In closing, I’m not naive enough to believe that racism doesn’t exist. I’ve witnessed it’s cruel affects recently when I went to comfort my elderly Jamaican neighbor who felt he had just been the victim of racism by some ignorant white person in my neighborhood. After hugging him and reassuring him that he is a wonderful man I told him that stupidity doesn’t know color. Hate doesn’t know color. I also reminded him about the words of Dr. Martin Luther King Jr. That his dream was for his children to grow up in a country where they are not judged by the color of their skin, but the content of their character. And yet, our country has moon walked right back into the mire that it has fought for decades to overcome. The mire of true hatred.
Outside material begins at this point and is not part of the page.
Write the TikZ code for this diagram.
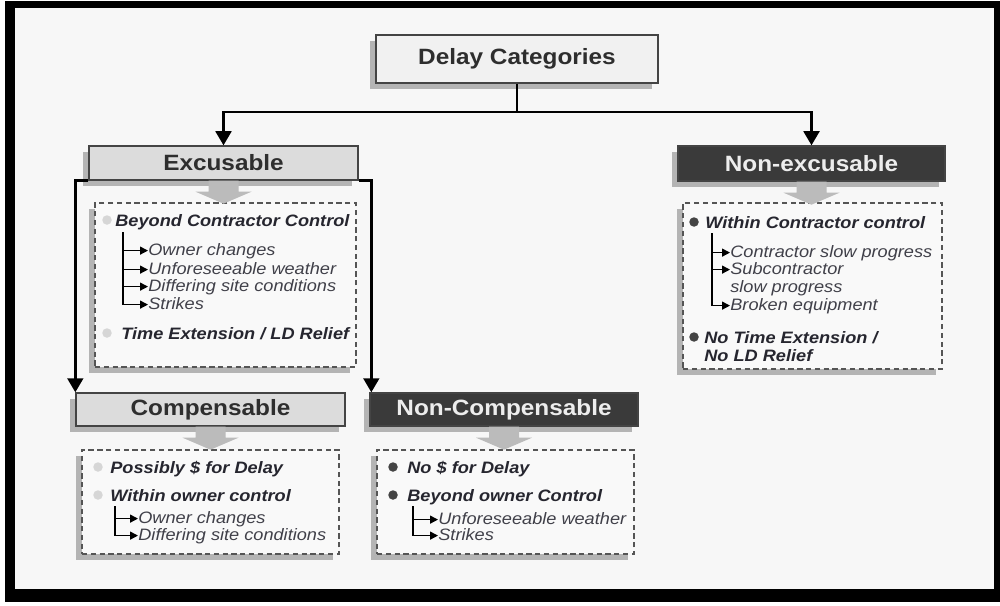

The definition of hate per Merriam-Webster’s Dictionary is: extreme or passionate dislike for something or someone.
However, in 21st century American society the underlying meaning is: to hate any opinion of opposition that is against popular culture or law and silence it.
My fear is this later definition will begin to rear it’s ugly head in the silencing and quite possibly the deaths of many innocents. As a society we can’t allow anyone to be silenced for any reason. Free speech doesn’t just belong to those we agree with, it belongs to those we oppose as well.
History has a way of repeating. It’s sad but true. There were millions of Jews who tasted slavery long before there were any African slaves. There were millions of Jews who died during the holocaust. Due primarily to one group desiring to silence them. My fear is the next holocaust will be of those who stood in the way of all who presently have redefined hate to mean what they want it to mean.
I am one who is going to remain standing in their way, because the love of my Savior and Heavenly Father compels me to continue to stand and demonstrate true LOVE, as well as I desire everyone to have an opportunity at freedom in the country that my family sacrificed so much in their journey to get here.
Jesus said and demonstrated: “Greater love has no one than this: to lay down one’s life for one’s friends. You are my friends if you do what I command.” John 15:13-14
Now more than ever we need to stand for love. Demonstrate true love, God’s love, to a world that desires nothing more but to silence any and all who are, His reflection. Let’s all stand together.